Nonempty finite subsemigroup of group is subgroup

Statement

Verbal statement

Any nonempty multiplicatively closed finite subset (or equivalently, nonempty finite subsemigroup) of a group is a subgroup.

Symbolic statement

Let $G$ be a group and $H$ be a nonempty finite subset such that $a,b \in H \implies ab \in H$ . Then, $H$ is a subgroup of $G$ .

Proof

Lemma

Statement of lemma: For any $x \in H$ :

All the positive powers of $x$ are in $H$
There exists a positive integer $n(x)$ , dependent on $x$ , such that $x^{n(x)} = e$ .

Proof: $H$ is closed under multiplication, so we get that the positive power of $x$ are all in $H$ . This proves (1).

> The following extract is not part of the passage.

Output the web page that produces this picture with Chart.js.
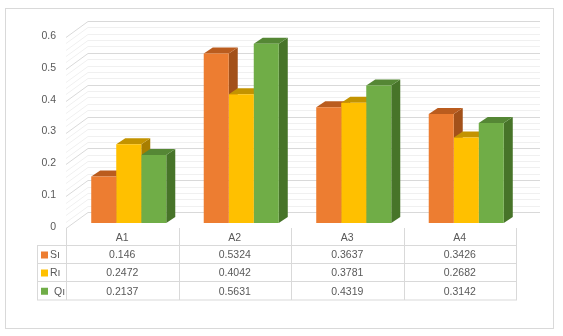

Since $H$ is finite, the sequence $x,x^2,x^3, \ldots$ must have some repeated element. Thus, there are positive integers $k > l$ such that $x^k = x^l$ . Multiplying both sides by $x^{-l}$ , we get $x^{k-l} = e$ . Set $n(x) = k - l$ , and we get $x^{n(x)} = e$ . Since $k > l$ , $n(x)$ is a positive integer.

The proof

We prove that $H$ satisfies the three conditions for being a subgroup, i.e., it is closed under all the group operations:

Binary operation: Closure under the binary operation is already given to us.
Identity element $e \in H$ : Since $H$ is nonempty, there exists some element $u \in H$ . Set $x = u$ in the lemma. Applying part (2) of the lemma, we get that $e$ is a positive power of $u$ , so by part (1) of the lemma, $e \in H$ .
Inverses : Set in the lemma. We make two cases:
- Case $n(g) = 1$ : In this case $g = e$ forcing $g^{-1} = e = g \in H$ .
- Case $n(g) > 1$ : In this case $g^{-1} = g^{n(g) - 1}$ is a positive power of $g$ , hence by Part (1) of the lemma, $g^{-1} \in H$ .